Gov’t to tap
$15B
OFWs stash abroad
By MAX ESTAYO
The government plans to tap into the $15
billion savings kept abroad by overseas Filipino workers.
The Land Bank of the Philippines said its
estimate of $15 billion jibes with the estimate of the Asian
Development Bank that OFWs send home only 40 percent of their
earnings.
The ratio is believable since OFWs need to
have money for their upkeep and money kept abroad is harder to
be nibbled down by extended family members.
The state-owned bank estimates that more than
$15 billion are parked in various high-yielding instruments in
their host-countries, about 60 percent of their total earnings
that could have been remitted to the Philippines .
Alfonso Cruz, senior executive vice president
of Land Bank, said this is consistent with an Asian Development
Bank study showing that for every dollar earned by an overseas
Filipino, 60 percent is retained overseas and only 40 percent is
sent to their dependents.
Overseas Filipinos sent a total $13.1 billion
through November last year, with the central bank expecting
total bank remittances to reach $14.3 billion last year.
Cruz said the divested funds are a potential
source of funding for the Philippines . Banks can tap said funds
for productive uses such as infrastructure development.

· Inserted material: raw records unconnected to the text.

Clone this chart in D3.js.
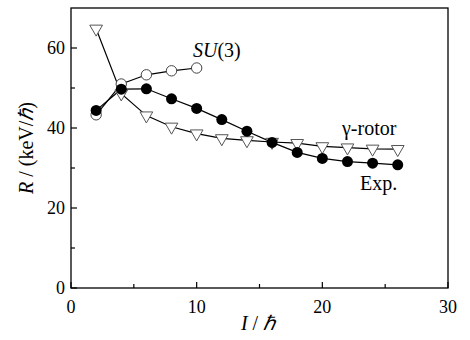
<!DOCTYPE html>
<html><head><meta charset="utf-8">
<script src="https://cdn.jsdelivr.net/npm/d3@7"></script>
<style>body{margin:0;background:#fff}svg{display:block}text{font-family:"Liberation Serif","Times New Roman",serif;fill:#000}</style>
</head><body><svg id="c" width="470" height="340"></svg>
<script>
const spinX = [2,4,6,8,10,12,14,16,18,20,22,24,26];
const expR = [44.4,49.7,49.8,47.3,44.9,42.1,39.2,36.4,33.9,32.4,31.6,31.2,30.8];
const gammaR = [64.8,48.6,43.1,40.3,38.6,37.4,36.9,36.5,36.2,35.4,35.1,34.8,34.7];
const su3X = [2,4,6,8,10];
const su3R = [43.3,51.0,53.3,54.3,55.0];
const xTicks = [0,10,20,30];
const yTicks = [0,20,40,60];
const xMinor = [5,15,25];
const yMinor = [10,30,50];

const svg = d3.select("#c");
const L=71,R=448,T=8,B=288;
const x = d3.scaleLinear().domain([0,30]).range([L,R]);
const y = d3.scaleLinear().domain([0,70]).range([B,T]);

// frame
svg.append("rect").attr("x",L).attr("y",T).attr("width",R-L).attr("height",B-T)
  .attr("fill","none").attr("stroke","#000").attr("stroke-width",1.3);

// ticks
const g = svg.append("g").attr("stroke","#000").attr("stroke-width",1.2);
xTicks.forEach(v=>g.append("line").attr("x1",x(v)).attr("x2",x(v)).attr("y1",B).attr("y2",B-6));
xMinor.forEach(v=>g.append("line").attr("x1",x(v)).attr("x2",x(v)).attr("y1",B).attr("y2",B-4));
yTicks.forEach(v=>g.append("line").attr("x1",L).attr("x2",L+6).attr("y1",y(v)).attr("y2",y(v)));
yMinor.forEach(v=>g.append("line").attr("x1",L).attr("x2",L+4).attr("y1",y(v)).attr("y2",y(v)));

svg.selectAll(".xl").data(xTicks).enter().append("text")
  .attr("x",d=>x(d)).attr("y",B+25).attr("text-anchor","middle").attr("font-size",18).text(d=>d);
svg.selectAll(".yl").data(yTicks).enter().append("text")
  .attr("x",L-6).attr("y",d=>y(d)+6).attr("text-anchor","end").attr("font-size",18).text(d=>d);

// axis titles
const xt = svg.append("text").attr("x",258).attr("y",330).attr("text-anchor","middle").attr("font-size",20);
xt.append("tspan").attr("font-style","italic").text("I");
xt.append("tspan").text(" / ");
xt.append("tspan").attr("font-style","italic").text("ℏ");
const yt = svg.append("text").attr("transform","translate(33,148) rotate(-90)").attr("text-anchor","middle").attr("font-size",20);
yt.append("tspan").attr("font-style","italic").text("R");
yt.append("tspan").text(" / (keV/");
yt.append("tspan").attr("font-style","italic").text("ℏ");
yt.append("tspan").text(")");

const line = d3.line().x(d=>x(d[0])).y(d=>y(d[1]));
const gam = spinX.map((v,i)=>[v,gammaR[i]]);
const su = su3X.map((v,i)=>[v,su3R[i]]);
const ex = spinX.map((v,i)=>[v,expR[i]]);

svg.append("path").datum(gam).attr("d",line).attr("fill","none").attr("stroke","#000").attr("stroke-width",1.2);
svg.append("path").datum(su).attr("d",line).attr("fill","none").attr("stroke","#000").attr("stroke-width",1.2);
svg.append("path").datum(ex).attr("d",line).attr("fill","none").attr("stroke","#000").attr("stroke-width",1.2);

const tri = d3.symbol().type(d3.symbolTriangle).size(70);
svg.selectAll(".tri").data(gam).enter().append("path")
  .attr("d",tri).attr("transform",d=>`translate(${x(d[0])},${y(d[1])}) rotate(180)`)
  .attr("fill","#fff").attr("stroke","#555").attr("stroke-width",1);
svg.selectAll(".oc").data(su).enter().append("circle")
  .attr("cx",d=>x(d[0])).attr("cy",d=>y(d[1])).attr("r",5.2)
  .attr("fill","#fff").attr("stroke","#444").attr("stroke-width",1);
svg.selectAll(".fc").data(ex).enter().append("circle")
  .attr("cx",d=>x(d[0])).attr("cy",d=>y(d[1])).attr("r",5.5).attr("fill","#000");

// labels
const sl = svg.append("text").attr("x",193).attr("y",57).attr("font-size",20);
sl.append("tspan").attr("font-style","italic").text("SU");
sl.append("tspan").text("(3)");
svg.append("text").attr("x",342).attr("y",135).attr("font-size",20).text("γ-rotor");
svg.append("text").attr("x",360).attr("y",190).attr("font-size",20).text("Exp.");
</script></body></html>
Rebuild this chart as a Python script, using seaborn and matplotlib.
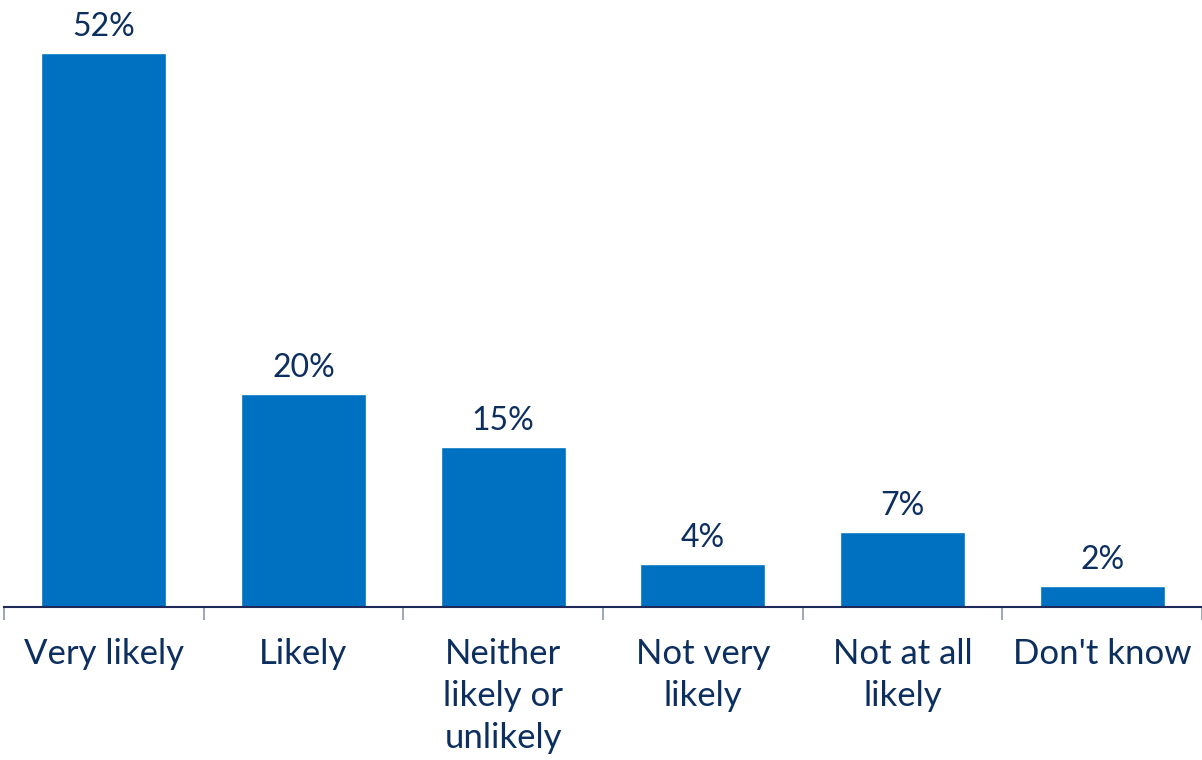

Land Bank is planning to sell $100 million
bonds targeting overseas Filipinos. The bank is initially
looking at a four-percent return for the paper, which an
overseas Filipino can buy for a minimum of $500. The debt has a
tenor of 2.5 years.
The rate is higher than what a Filipino
investor can get from a comparable US treasury, which is three
percent, Cruz said, thereby making the OFW bonds attractive.
Cruz said Land Bank is looking at selling the
instruments by April, after President Arroyo makes an
announcement to overseas Filipino in March on the availability
of the paper.
Cruz said the issuance of the bonds hit a
snag because the insurance cover for the paper is not yet
resolved.
Overseas Filipino may be willing to invest in
the bonds, given the relatively high interest rate, but their
decision is being held back by fear of a possible erosion of
their investment given the continued appreciation of the peso.
Cruz said Land Bank has proposed to the
Department of Finance a hedging component for the bonds, which
will protect the investors from the fluctuations in the exchange
rate. However, no decision has been made yet.
"We’re negotiating with the DOF to provide
the cover because OFWs don’t want to cover the insurance," Cruz
said.
Cruz said it makes sense for the government
to provide the hedging since the DOF will be the issuer of the
paper.
Cruz said the bonds are unlikely to boost
liquidity growth and fan inflation because the offering is very
minimal.
The Bangko Sentral ng Pilipinas has proposed
the issuance as a way of helping stem the peso’s appreciation.
Cruz said Land Bank may lend the proceeds of
the offering to users of the foreign currency such as the
national government, thereby removing the need for it to borrow
abroad, which will just increase dollar supply in the system.